Frustration spawned by the demands of regulators threatens to split the Maple Group, the consortium of big banks and investors that came together a year ago to bid for TMX Group Inc.
The group of 13 banks, brokerages, investors and one insurer, which came together a year ago to push aside a competing offer for Canada’s main stock market operator, must decide by Monday whether to forge ahead with the $3.8-billion bid. That’s when the merger agreement between Maple and TMX lapses. And unless it is renewed, the Maple players can walk away.
With that key deadline looming, several people familiar with the transaction say momentum is dwindling as Maple struggles to satisfy federal Competition Bureau concerns about the takeover. Maple also now faces new demands from securities regulators in British Columbia.
Over the past year, Maple’s plan has exacted a steep toll, in cash to pay the legions of lawyers and in time as senior staff at the members of Maple have devoted thousands of hours to the plan. There are weekly teleconferences and daily updates. Yet the Competition Bureau in particular remains a hurdle, sources say.
As a result, when asked to rate the odds of the transaction actually succeeding, some who are familiar with the situation say the chances are 50-50, at best. Given that, there are those in the group considering walking away now.

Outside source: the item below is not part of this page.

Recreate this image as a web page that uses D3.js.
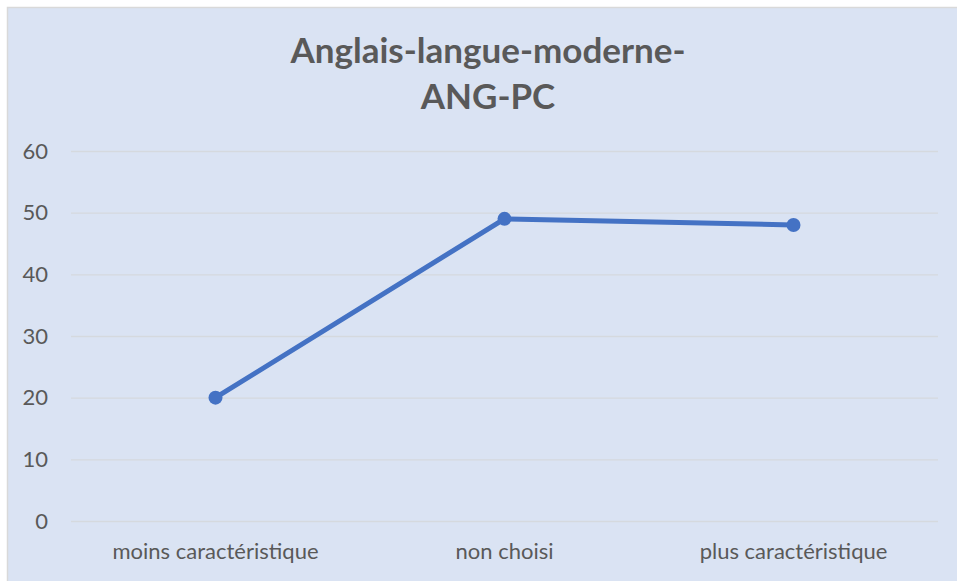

However, there is also a common refrain among those who spoke about the deal: Though the takeover’s slow pace is exasperating and its prospects uncertain, nobody wants to be the one to kill it. Maple’s members are aware that backing out would tar their reputations as deal makers, so even for pessimists there is an argument for at least one more extension of the pact.
“No one wants to be the one that pulls the plug,” said a person familiar with the situation. All of the people spoke on condition of anonymity because the talks are private.
A Maple spokesman declined to comment.
Maple’s plan has two phases. The first is to take control of TMX, which owns the Toronto Stock Exchange and other markets. Step 2 would combine TMX with the bank-backed Alpha alternative trading system, TSX’s biggest competitor, and the CDS clearinghouse, to create a dominating markets company.
Should some members pull out, especially smaller ones, Maple could survive. On a simply financial level, given the size of its main members such as Toronto-Dominion Bank and Canada Pension Plan Investment Board, Maple could surely handle the loss of any one of its number.
However, the group’s construction is carefully calibrated to ensure that many parts of Canada’s financial community are represented, and to keep any one member of Maple from owning too large a share of TMX after the deal.The loss of partners could upset that balance, and could crack the solidarity that so far has held the consortium together through seemingly endless talks.
The main roadblock remains the Competition Bureau. Ontario’s securities regulator is moving ahead with draft rules as part of the approval process, and Quebec’s regulator has already signalled it will approve the deal.
From the moment Maple appeared on the scene a year ago, it was clear the competition watchdog would be key. Maple’s membership means that if the deal goes ahead, some of the biggest users of TMX services would also be its owners. The plan to merge TMX with Alpha and CDS would also create a company with a monopoly on clearing and a huge share of the equity trading market in Canada. All raised red flags.
Competition Commissioner Melanie Aitken signalled late last year that she had “serious concerns.” Since then, she has been publicly mum. Some believed all along she would not oppose the deal outright, but would impose so many conditions that the transaction wouldn’t be palatable.
One of the demands from the Competition Bureau is said to be a compliance system put in place by the various members of Maple to track trading activity to ensure that the group would not favour TMX’s stock markets at the expense of rivals, according to two people familiar with the situation. For the big banks in Maple, it’s not considered a large obstacle, because they already have large compliance departments, and the costs of adding more layers to satisfy Ms. Aitken would be small relative to the investment in Maple.
However, the pension funds such as CPPIB and Ontario Teachers’ Pension Plan do not have compliance systems that could be adapted easily. And for the small brokerages that are part of the group, such as Dundee and GMP Capital, the expense would be large relative to their investment in Maple.
Another sudden hurdle is the British Columbia Securities Commission, which is said by two people to be asking for promises from Maple to keep TMX jobs and business in B.C.
Maple had already made similar promises to Quebec to secure approval from the securities regulator there, but the demands from B.C. are said to be unexpected. A spokesman for the B.C. Securities Commission declined to comment.
Even tasks that those within Maple thought would be relatively simple have proved much slower than anticipated. The negotiations to take over CDS and Alpha, in which Maple members and the TMX together already control large stakes, have dragged on longer than planned.
So Maple’s members are set to spend the next few days evaluating the progress of their plan. The deliberations are likely to go right down to the wire. It is, as one source said, “crunch time.”